AMESBURY — More than six months of campaigning paid off in a big way for Ken Gray last night, as the political newcomer beat incumbent Mayor Thatcher Kezer in yesterday’s preliminary mayoral election by a sizable margin.
Gray finished at the top of the polls with 977 votes, good for 52 percent of the total. Kezer finished in second with 826 votes (44 percent), followed by Jim Thivierge in third with 45 votes (2 percent) and Jeffrey Hoover in fourth with 39 votes (2 percent).
Gray and Kezer will now move on to the Nov. 5 general election, when the voters will determine which of the two candidates will become Amesbury’s next mayor.

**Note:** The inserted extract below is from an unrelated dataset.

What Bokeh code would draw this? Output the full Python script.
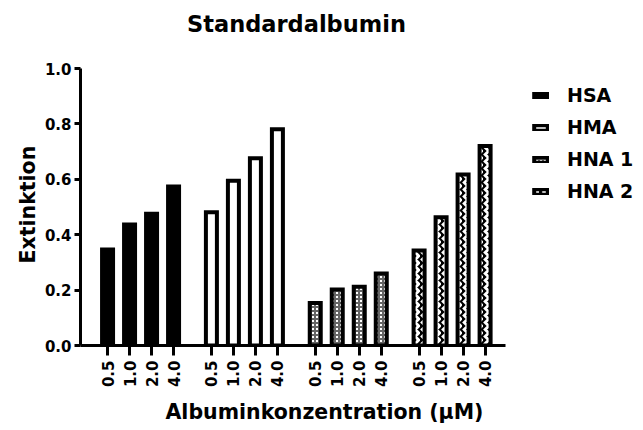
import math

from bokeh.plotting import figure
from bokeh.models import (Range1d, FixedTicker, Legend, LegendItem, Title, Label,
                          ColumnDataSource, NumeralTickFormatter)
from bokeh.embed import file_html
from bokeh.resources import INLINE

# ---------------- data ----------------
groups = ["HSA", "HMA", "HNA 1", "HNA 2"]
concentrations = ["0.5", "1.0", "2.0", "4.0"]
hsa = [0.347, 0.437, 0.476, 0.574]
hma = [0.481, 0.595, 0.676, 0.781]
hna1 = [0.153, 0.202, 0.212, 0.260]
hna2 = [0.343, 0.463, 0.617, 0.720]
y_ticks = [0.0, 0.2, 0.4, 0.6, 0.8, 1.0]

title_text = "Standardalbumin"
x_label = "Albuminkonzentration (\u00b5M)"
y_label = "Extinktion"

# ---------------- layout constants ----------------
GROUP_PITCH = 4.72
BAR_WIDTH = 0.5
X_AXIS_BOUNDS = (-1.23, 18.09)
Y_AXIS_BOUNDS = (0, 1)
FONT = "DejaVu Sans"

# frame extends to the right and top edges so that legend/title (drawn inside it) are not clipped
p = figure(width=643, height=430, output_backend="svg", toolbar_location=None,
           x_range=Range1d(-1.23, 24.36), y_range=Range1d(0, 1.2455),
           min_border_left=80, min_border_right=0, min_border_top=0,
           min_border_bottom=85)
p.outline_line_color = None
p.xgrid.visible = False
p.ygrid.visible = False
p.background_fill_color = "white"
p.title.visible = False

series = [hsa, hma, hna1, hna2]
styles = [
    dict(fill_color="black"),
    dict(fill_color="white"),
    dict(fill_color="white", hatch_pattern="cross", hatch_color="#666666",
         hatch_scale=4, hatch_weight=2),
    dict(fill_color="black", hatch_pattern="vertical_wave", hatch_color="white",
         hatch_scale=7, hatch_weight=3),
]

renderers = []
tick_pos = []
tick_labels = {}
for g, (vals, st) in enumerate(zip(series, styles)):
    xs = [round(g * GROUP_PITCH + i, 3) for i in range(len(concentrations))]
    for xv, lab in zip(xs, concentrations):
        tick_pos.append(xv)
        tick_labels[xv] = lab
    src = ColumnDataSource(dict(x=xs, top=vals))
    r = p.vbar(x="x", top="top", bottom=0, width=BAR_WIDTH, source=src,
               line_color="black", line_width=4, line_join="miter", **st)
    renderers.append(r)

# axes
for ax in (p.xaxis[0], p.yaxis[0]):
    ax.axis_line_width = 3
    ax.axis_line_color = "black"
    ax.major_tick_line_width = 3
    ax.major_tick_line_color = "black"
    ax.minor_tick_line_color = None
    ax.major_tick_in = 0
    ax.major_label_text_font = FONT
    ax.major_label_text_font_style = "bold"
    ax.major_label_text_font_size = "15px"
    ax.major_label_text_color = "black"

p.xaxis.bounds = X_AXIS_BOUNDS
p.xaxis.ticker = FixedTicker(ticks=tick_pos)
p.xaxis.major_label_overrides = tick_labels
p.xaxis.major_label_orientation = math.pi / 2
p.xaxis.major_tick_out = 10
p.xaxis.major_label_standoff = 5

p.yaxis.bounds = Y_AXIS_BOUNDS
p.yaxis.ticker = FixedTicker(ticks=y_ticks)
p.yaxis.formatter = NumeralTickFormatter(format="0.0")
p.yaxis.major_tick_out = 6
p.yaxis.major_label_standoff = 3

# y-axis title (left panel, centred on the 0..1 axis rather than the extended frame)
p.add_layout(Title(text=y_label, align="left", offset=82, vertical_align="bottom",
                   text_font=FONT, text_font_style="bold", text_font_size="20.5px",
                   text_color="black", standoff=4), "left")

# chart title (inside the extended frame, above the plot area)
p.add_layout(Label(x=216, y=322, x_units="screen", y_units="screen", text=title_text,
                   text_align="center", text_baseline="alphabetic",
                   text_font=FONT, text_font_style="bold", text_font_size="22.5px",
                   text_color="black"))

# x-axis title below the tick labels
p.add_layout(Title(text=x_label, align="left", offset=85, vertical_align="bottom",
                   text_font=FONT, text_font_style="bold", text_font_size="20.5px",
                   text_color="black", standoff=14), "below")

legend = Legend(items=[LegendItem(label=g, renderers=[r]) for g, r in zip(groups, renderers)],
                location=(452, 143), orientation="vertical",
                glyph_width=17, glyph_height=7, label_standoff=18,
                label_height=20, spacing=10, padding=0, margin=0,
                border_line_alpha=0, background_fill_alpha=0,
                label_text_font=FONT, label_text_font_style="bold",
                label_text_font_size="19px", label_text_color="black")
p.add_layout(legend, "center")

open("out.html", "w").write(file_html(p, INLINE))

The news of Gray’s victory elated his crowd of supporters at Amesbury High School, who congratulated the challenger, while Kezer’s backers looked on in obvious disappointment. Despite the results, both candidates said afterward that there is still a lot of work to be done going into November.
“Winning is always better than coming in second, and I think we still have a long way to go, but I’m very, very pleased that we had such a high turnout and the people of Amesbury seem to be wanting a change,” Gray said after the results were announced.
Yesterday’s defeat marked the first time in Kezer’s mayoral career that he has failed to win an election. Kezer was first elected mayor in 2005, and since then he has won every election he’s participated in by a wide margin.
Kezer attributed Gray’s performance to the considerable effort his campaign put in to drive turnout and push the issue of the city’s tax rate. He noted that while he has spent most of the year focused on running the city, Gray has been out campaigning for months.
“They’ve had a head start on their message, so now it’s time for me to put out my message as to what the reality is and the challenges of running municipalities,” Kezer said.
While both Gray and Kezer each won three of the city’s six districts, Gray’s performance in Districts 1 and 5, in particular, helped distance him from Kezer. Gray took 59 percent of the vote in both districts, and Kezer acknowledged that since both districts have a lot of waterfront property, Gray’s message of lower tax rates likely resonated more there.
“These are homes that are on water that maintained their values and therefore saw the most impact on their taxes,” Kezer said. “So I think the next step in the process is to talk about the level of services, and ask what is his plan to address both controlling taxes and delivering the services the residents expect?”
Overall, turnout in yesterday’s election was 17 percent, much higher than anticipated and more than double the 7 percent turnout in the 2011 mayoral preliminary. In fact, more votes had already been cast before 1 p.m. than had been cast all day during the 2011 preliminary, according to City Clerk Bonnijo Kitchin.
“I definitely have been happier with the turnout today compared to the last time,” Kitchin said shortly before noon.
Gray and Kezer also had large groups of supporters holding signs outside the Amesbury High School cafeteria as well, some of whom stayed for the entire day.
Michael Greaney, a longtime Amesbury resident who frequently speaks at City Council meetings, spent 13 hours holding a sign for Ken Gray despite being well into his 80s. Even before the results were announced, Greaney said he was confident that Gray would perform well.
“I think when this is over, you’ll have a new name for mayor,” Greaney said. “And his name is Ken Gray.”
Bill Poulin, a lifelong resident of Amesbury, said he voted for Kezer because he feels the mayor has done a good job meeting the city’s challenges while leading Amesbury through a difficult period of time.
“I had to come vote because you have to understand that Amesbury is facing many issues, including the budget, its education and infrastructure,” Poulin said. “I believe Mayor Kezer would be the one I’d vote for, he hasn’t done us wrong.”
Gray said his strategy won’t change going into the general election, and he’ll continue to try to meet as many people as possible ahead of Nov. 5.
“More knocking on doors, meeting people, getting my story out, getting my message out and getting my plan out,” Gray said.